Mildred and Mertoun have loved and sinned. Mertoun visits her every night. Gerard, an old gamekeeper, has watched him climbing to her window, and he resolves to tell this fatal tale to Tresham, Mildred’s brother, whose strongest feeling is pride in the unblemished honour of his house. Meantime Mertoun has asked Tresham for Mildred’s hand in marriage, and these lovers, receiving his consent, hope that their sin will be purged. Then Gerard tells his story. Tresham summons Mildred. She confesses the lover, and Tresham demands his name. To reveal the name would have saved the situation, as we guess from Tresham’s character. His love would have had time to conquer his pride. But Mildred will not tell the name, and when Tresham says: “Then what am I to say to Mertoun?” she answers, “I will marry him.” This, and no wonder, seems the last and crowning dishonour to Tresham, and he curses, as if she were a harlot, the sister whom he passionately loves.
This is a horrible situation which Browning had no right to make. The natural thing would be for Mildred to disclose that her lover and Lord Mertoun, whom she was to marry, were one and the same. There is no adequate reason, considering the desperate gravity of the situation, for her silence; it ought to be accounted for and it is not, nor could it be. Her refusal to tell her lover’s name, her confession of her dishonour and at the same time her acceptance of Mertoun as a husband at her brother’s hands, are circumstances which shock probability and common human nature.

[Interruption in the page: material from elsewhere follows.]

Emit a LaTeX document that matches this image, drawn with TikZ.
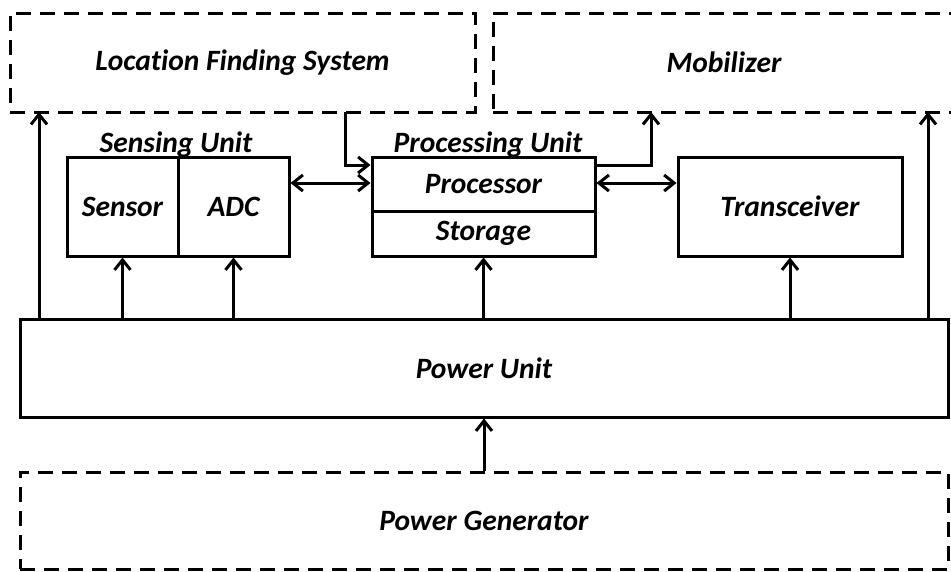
\documentclass[tikz,border=0pt]{standalone}
\usepackage{fontspec}
\setmainfont[Ligatures=NoCommon]{Carlito}
\usetikzlibrary{arrows.meta}
\begin{document}
\begin{tikzpicture}[x=1pt,y=-1pt, line width=3pt,
  txt/.style={font=\bfseries\itshape\fontsize{29.5}{34}\selectfont},
  box/.style={draw, rectangle, inner sep=0pt, txt},
  dbox/.style={box, dash pattern=on 15pt off 9pt},
  tip/.tip={Straight Barb[length=10pt,width=16pt,line width=3pt]},
  arr/.style={-tip},
  darr/.style={tip-tip}]
\useasboundingbox (0,0) rectangle (951,571);
% outer dashed units
\node[dbox, minimum width=465pt, minimum height=99pt] (lfs) at (242.5,62.5) {Location Finding System};
\node[dbox, minimum width=462pt, minimum height=99pt] (mob) at (724,62.5) {Mobilizer};
\node[dbox, minimum width=928pt, minimum height=97pt] (pg) at (484,520.5) {Power Generator};
% inner units
\node[box, minimum width=111pt, minimum height=99pt] (sensor) at (122.5,206.5) {Sensor};
\node[box, minimum width=111pt, minimum height=99pt] (adc) at (233.5,206.5) {ADC};
\node[box, minimum width=223pt, minimum height=54pt] (proc) at (483.5,184) {Processor};
\node[box, minimum width=223pt, minimum height=45pt] (stor) at (483.5,233.5) {Storage};
\node[box, minimum width=224pt, minimum height=99pt] (trx) at (790,206.5) {Transceiver};
\node[box, minimum width=928pt, minimum height=98pt] (pu) at (484,368) {Power Unit};
% group labels
\node[txt, anchor=base, inner sep=0pt] (senslbl) at (176,152) {Sensing Unit};
\node[txt, anchor=base, inner sep=0pt] (proclbl) at (488,152) {Processing Unit};
% connector points
\coordinate (lfsout) at (345,112);
\coordinate (lfsin) at (39,112);
\coordinate (mobin1) at (651,112);
\coordinate (mobin2) at (928,112);
% power distribution
\draw[arr] (pu.north -| lfsin) -- (lfsin);
\draw[arr] (pu.north -| mobin2) -- (mobin2);
\draw[arr] (pu.north -| sensor.south) -- (sensor.south);
\draw[arr] (pu.north -| adc.south) -- (adc.south);
\draw[arr] (pu.north -| stor.south) -- (stor.south);
\draw[arr] (pu.north -| trx.south) -- (trx.south);
\draw[arr] (pg.north) -- (pu.south);
% data links
\draw[darr] (adc.east |- 0,183) -- (proc.west |- 0,183);
\draw[darr] (proc.east |- 0,183) -- (trx.west |- 0,183);
\draw[arr] (lfsout) |- (proc.west |- 0,165);
\draw[arr] (proc.east |- 0,165) -| (mobin1);
\end{tikzpicture}
\end{document}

Then it is not only this which irritates a reader; it is also the stupidity of Tresham. That also is most unnatural. He believes that the girl whom he has loved and honoured all his life, whose purity was as a star to him, will accept Mertoun while she was sinning with another! He should have felt that this was incredible, and immediately understood, as Guendolen does, that her lover and Mertoun were the same. Dulness and blindness so improbable are unfitting in a drama, nor does the passion of his overwhelming pride excuse him. The central situation is a protracted irritation. Browning was never a good hand at construction, even in his poems. His construction is at its very worst in this drama.
But now, when we have, with wrath, accepted this revolting situation—which, of course, Browning made in order to have his tragic close, but which a good dramatist would have arranged so differently—we pass into the third act, the tragic close; and that is simple enough in its lines, quite naturally wrought out, beautifully felt, and of exquisite tenderness. Rashness of wrath and pride begin it; Mertoun is slain by Tresham as he climbs to Mildred’s window, though why he should risk her honour any more when she is affianced to him is another of Browning’s maddening improbabilities. And then wrath and pride pass away, and sorrow and love and the joy of death are woven together in beauty. If we must go through the previous acts to get to this, we forgive, for its sake, their wrongness. It has turns of love made exquisitely fair by inevitable death, unfathomable depths of feeling. We touch in these last scenes the sacred love beyond the world in which forgiveness is forgotten.